By on Tuesday, May 29th, 2012

Afghanistan’s defence ministry has expressed concern over the slow pace of developing its airforce ahead of a scheduled withdrawal of NATO troops and equipment, the government said Sunday.

More than a dozen transport aircraft provided to the Afghan airforce by the United States have been grounded because of age, a lack of spares and safety problems, President Hamid Karzai’s office said in a statement.

The issue was raised at a security meeting which was told that the defence ministry was “concerned over the slow pace of reviving the country’s air force” and wanted the US to “intensify its efforts for that end”.

As part of its exit strategy from the Afghan war, the US is helping Kabul build its airforce before most air support from NATO forces is withdrawn along with 130,000 troops by the end of 2014.

Fifteen C-27 transport aircraft supposed to provide support to the Afghan army and deliver humanitarian aid had been grounded for two years, defence ministry spokesman Zahir Azimi told AFP.

“The planes were made in Italy, they are old and were out of the Italian fleet before they were given to Afghanistan,” Azimi said.

Air transport is critical in Afghanistan, where the road network is underdeveloped and targeted by insurgent bombings, while strike aircraft are a vital part of the war against Taliban insurgents.

The US Air Force announced last month that it was reopening a contest for a contract to build 20 light attack aircraft for Afghanistan after the cancellation of an award to Brazil’s Embraer two months earlier.

But a final decision for the contract will not be made before early 2013, the Air Force said in a statement, with the first planes due to be delivered in the second half of 2014.

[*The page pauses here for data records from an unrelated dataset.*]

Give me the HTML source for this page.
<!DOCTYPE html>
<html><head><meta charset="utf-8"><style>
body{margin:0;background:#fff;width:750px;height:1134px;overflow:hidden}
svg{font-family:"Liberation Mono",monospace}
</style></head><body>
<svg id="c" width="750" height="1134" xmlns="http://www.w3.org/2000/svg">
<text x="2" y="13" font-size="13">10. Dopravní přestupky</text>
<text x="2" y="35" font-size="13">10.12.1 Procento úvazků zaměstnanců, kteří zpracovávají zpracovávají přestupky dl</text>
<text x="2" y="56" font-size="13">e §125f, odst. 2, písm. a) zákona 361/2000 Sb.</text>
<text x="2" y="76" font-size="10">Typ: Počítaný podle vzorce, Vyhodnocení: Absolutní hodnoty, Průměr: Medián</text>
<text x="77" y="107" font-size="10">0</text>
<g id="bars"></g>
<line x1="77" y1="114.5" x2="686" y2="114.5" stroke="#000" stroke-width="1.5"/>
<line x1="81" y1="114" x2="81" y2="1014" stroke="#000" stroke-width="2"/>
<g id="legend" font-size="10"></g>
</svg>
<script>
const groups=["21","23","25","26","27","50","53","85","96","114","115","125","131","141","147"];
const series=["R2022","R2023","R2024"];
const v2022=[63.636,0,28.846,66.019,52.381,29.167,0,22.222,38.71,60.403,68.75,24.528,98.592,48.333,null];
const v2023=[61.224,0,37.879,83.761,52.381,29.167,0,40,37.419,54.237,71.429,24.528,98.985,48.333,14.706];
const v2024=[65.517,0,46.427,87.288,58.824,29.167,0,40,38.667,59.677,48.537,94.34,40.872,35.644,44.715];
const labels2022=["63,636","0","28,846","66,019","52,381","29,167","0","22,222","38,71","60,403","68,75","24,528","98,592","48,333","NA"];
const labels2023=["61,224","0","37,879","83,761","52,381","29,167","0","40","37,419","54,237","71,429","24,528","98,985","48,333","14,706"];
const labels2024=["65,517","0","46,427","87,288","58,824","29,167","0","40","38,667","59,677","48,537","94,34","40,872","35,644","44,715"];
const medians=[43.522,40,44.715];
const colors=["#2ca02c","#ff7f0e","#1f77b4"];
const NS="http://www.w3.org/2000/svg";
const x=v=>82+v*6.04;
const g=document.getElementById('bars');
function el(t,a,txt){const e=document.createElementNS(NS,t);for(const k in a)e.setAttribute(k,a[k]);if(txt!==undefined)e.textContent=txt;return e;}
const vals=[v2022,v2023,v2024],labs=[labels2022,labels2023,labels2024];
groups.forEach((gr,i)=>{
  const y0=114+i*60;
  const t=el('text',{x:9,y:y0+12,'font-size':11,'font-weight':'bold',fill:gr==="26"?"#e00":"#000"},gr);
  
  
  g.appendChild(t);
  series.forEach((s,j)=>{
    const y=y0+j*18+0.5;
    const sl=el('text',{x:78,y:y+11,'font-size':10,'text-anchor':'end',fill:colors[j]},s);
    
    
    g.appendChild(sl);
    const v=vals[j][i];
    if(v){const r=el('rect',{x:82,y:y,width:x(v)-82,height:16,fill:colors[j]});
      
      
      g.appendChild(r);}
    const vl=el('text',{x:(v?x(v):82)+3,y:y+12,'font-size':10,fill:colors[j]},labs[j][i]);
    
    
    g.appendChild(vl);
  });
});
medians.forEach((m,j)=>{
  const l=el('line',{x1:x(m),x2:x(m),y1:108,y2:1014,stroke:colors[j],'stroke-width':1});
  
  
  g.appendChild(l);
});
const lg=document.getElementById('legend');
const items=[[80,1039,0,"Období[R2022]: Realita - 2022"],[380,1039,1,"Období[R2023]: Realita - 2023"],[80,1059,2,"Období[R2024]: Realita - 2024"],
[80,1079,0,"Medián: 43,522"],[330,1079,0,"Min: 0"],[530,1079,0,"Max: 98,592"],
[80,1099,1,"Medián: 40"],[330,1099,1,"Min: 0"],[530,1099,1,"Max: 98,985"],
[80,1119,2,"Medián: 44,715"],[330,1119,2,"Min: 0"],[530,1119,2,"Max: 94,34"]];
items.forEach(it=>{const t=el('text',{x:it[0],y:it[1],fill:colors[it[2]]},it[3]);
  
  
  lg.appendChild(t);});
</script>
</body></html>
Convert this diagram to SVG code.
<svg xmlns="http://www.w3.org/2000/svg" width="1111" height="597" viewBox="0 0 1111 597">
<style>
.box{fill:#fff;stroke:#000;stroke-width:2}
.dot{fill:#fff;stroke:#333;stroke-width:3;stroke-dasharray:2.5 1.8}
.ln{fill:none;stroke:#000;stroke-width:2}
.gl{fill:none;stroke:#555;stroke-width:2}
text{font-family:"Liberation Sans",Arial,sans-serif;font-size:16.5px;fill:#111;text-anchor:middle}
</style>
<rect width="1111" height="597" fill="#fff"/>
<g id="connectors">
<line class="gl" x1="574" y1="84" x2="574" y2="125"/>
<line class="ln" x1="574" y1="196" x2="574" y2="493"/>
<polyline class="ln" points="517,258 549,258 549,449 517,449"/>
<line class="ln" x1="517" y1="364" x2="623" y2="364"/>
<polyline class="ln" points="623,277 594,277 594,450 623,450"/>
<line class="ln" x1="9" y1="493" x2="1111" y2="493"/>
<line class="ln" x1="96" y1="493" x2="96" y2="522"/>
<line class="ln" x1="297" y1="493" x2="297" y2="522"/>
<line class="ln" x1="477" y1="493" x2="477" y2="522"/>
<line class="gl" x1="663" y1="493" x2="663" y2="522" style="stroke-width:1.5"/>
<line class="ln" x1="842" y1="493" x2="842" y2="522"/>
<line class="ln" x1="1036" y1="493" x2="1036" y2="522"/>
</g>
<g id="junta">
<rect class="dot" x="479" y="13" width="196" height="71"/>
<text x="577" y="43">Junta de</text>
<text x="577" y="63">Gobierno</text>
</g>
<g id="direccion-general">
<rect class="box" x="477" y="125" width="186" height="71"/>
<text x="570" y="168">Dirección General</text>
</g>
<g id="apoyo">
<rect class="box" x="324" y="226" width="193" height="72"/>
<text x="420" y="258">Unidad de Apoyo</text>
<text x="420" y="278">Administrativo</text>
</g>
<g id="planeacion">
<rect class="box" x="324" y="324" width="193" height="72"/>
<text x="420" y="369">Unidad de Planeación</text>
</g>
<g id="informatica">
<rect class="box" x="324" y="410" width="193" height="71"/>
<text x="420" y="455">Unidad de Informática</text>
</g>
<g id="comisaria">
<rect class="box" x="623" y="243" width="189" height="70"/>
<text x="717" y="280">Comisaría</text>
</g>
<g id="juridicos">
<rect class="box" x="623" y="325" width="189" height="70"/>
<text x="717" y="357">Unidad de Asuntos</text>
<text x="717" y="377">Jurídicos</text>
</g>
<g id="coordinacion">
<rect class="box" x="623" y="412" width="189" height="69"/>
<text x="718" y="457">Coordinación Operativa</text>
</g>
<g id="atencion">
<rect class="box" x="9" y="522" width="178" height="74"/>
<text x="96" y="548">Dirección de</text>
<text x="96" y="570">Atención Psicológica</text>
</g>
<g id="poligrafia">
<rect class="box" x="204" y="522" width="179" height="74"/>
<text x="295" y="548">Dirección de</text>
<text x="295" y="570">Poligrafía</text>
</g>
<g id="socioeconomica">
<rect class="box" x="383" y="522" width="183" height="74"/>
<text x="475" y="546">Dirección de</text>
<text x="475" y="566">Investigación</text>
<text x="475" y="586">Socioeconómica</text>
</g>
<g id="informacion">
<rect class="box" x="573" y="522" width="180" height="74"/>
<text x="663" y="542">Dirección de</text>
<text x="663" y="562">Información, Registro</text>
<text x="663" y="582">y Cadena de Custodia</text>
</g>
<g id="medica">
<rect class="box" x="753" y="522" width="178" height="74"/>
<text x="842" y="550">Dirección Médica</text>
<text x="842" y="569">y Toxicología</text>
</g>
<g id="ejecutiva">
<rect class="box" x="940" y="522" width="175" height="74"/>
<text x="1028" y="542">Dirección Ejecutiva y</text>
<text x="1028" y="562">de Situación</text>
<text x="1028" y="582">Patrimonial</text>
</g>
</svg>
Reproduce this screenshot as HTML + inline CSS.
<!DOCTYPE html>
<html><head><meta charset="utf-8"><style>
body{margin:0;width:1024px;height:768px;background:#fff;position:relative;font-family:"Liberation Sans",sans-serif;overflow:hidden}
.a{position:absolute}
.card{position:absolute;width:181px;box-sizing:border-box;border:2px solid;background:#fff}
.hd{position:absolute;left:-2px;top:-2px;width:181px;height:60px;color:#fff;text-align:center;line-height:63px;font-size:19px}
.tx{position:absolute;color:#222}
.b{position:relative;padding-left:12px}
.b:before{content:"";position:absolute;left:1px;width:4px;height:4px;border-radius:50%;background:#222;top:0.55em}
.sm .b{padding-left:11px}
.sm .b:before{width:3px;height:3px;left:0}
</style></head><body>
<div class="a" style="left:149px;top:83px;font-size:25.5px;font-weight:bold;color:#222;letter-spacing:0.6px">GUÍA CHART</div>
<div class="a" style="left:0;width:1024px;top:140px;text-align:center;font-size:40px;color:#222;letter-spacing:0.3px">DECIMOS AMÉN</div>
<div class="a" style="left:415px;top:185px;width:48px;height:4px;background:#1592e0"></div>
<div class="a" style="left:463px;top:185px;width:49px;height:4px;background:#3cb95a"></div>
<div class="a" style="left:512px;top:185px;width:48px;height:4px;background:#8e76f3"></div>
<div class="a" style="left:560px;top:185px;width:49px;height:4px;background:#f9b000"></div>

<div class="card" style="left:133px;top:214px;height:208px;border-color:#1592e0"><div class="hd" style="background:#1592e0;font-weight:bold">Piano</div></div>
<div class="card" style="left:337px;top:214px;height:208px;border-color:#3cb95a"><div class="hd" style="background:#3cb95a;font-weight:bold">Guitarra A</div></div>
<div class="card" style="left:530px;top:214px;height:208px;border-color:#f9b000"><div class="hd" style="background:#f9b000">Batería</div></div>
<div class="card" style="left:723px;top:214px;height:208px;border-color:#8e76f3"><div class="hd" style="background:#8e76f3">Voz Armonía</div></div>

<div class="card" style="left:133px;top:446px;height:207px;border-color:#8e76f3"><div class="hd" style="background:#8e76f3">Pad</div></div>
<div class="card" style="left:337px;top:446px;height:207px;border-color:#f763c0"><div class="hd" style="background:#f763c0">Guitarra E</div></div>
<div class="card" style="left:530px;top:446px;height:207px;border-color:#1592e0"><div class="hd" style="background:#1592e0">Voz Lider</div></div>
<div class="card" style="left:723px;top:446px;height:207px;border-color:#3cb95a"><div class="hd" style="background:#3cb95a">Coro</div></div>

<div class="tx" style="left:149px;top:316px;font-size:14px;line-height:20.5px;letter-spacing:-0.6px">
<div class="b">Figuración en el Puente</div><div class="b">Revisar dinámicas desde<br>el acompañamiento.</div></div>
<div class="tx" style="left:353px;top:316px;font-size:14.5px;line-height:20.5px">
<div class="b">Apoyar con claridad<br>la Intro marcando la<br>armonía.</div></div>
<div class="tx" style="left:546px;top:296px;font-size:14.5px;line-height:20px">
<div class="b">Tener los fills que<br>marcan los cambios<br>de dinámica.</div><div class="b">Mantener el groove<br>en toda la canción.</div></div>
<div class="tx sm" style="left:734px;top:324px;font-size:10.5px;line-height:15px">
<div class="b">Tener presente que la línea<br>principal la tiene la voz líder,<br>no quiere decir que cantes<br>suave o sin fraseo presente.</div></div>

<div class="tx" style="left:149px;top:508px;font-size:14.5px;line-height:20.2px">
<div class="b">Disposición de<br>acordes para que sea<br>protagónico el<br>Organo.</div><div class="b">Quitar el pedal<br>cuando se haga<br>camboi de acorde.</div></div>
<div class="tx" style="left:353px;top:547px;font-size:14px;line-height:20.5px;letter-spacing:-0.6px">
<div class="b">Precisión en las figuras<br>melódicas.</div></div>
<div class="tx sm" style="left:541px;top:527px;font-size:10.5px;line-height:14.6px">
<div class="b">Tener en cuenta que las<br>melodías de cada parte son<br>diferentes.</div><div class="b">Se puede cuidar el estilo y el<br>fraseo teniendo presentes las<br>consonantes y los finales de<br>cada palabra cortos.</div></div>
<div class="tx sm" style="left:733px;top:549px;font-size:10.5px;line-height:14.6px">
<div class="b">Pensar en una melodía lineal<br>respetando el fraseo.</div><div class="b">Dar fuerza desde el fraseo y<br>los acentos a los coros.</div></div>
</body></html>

The new schedule will mean “a delay of about 15 months” from original plans, before the Air Force called off the award, the statement said.

Last year, an Afghan air force officer shot dead nine US service members at a training centre at Kabul International Airport, one of the deadliest attacks on coalition troops in recent years.

It was one of an increasing number of attacks in which Afghans being trained by NATO troops have turned their weapons on their mentors.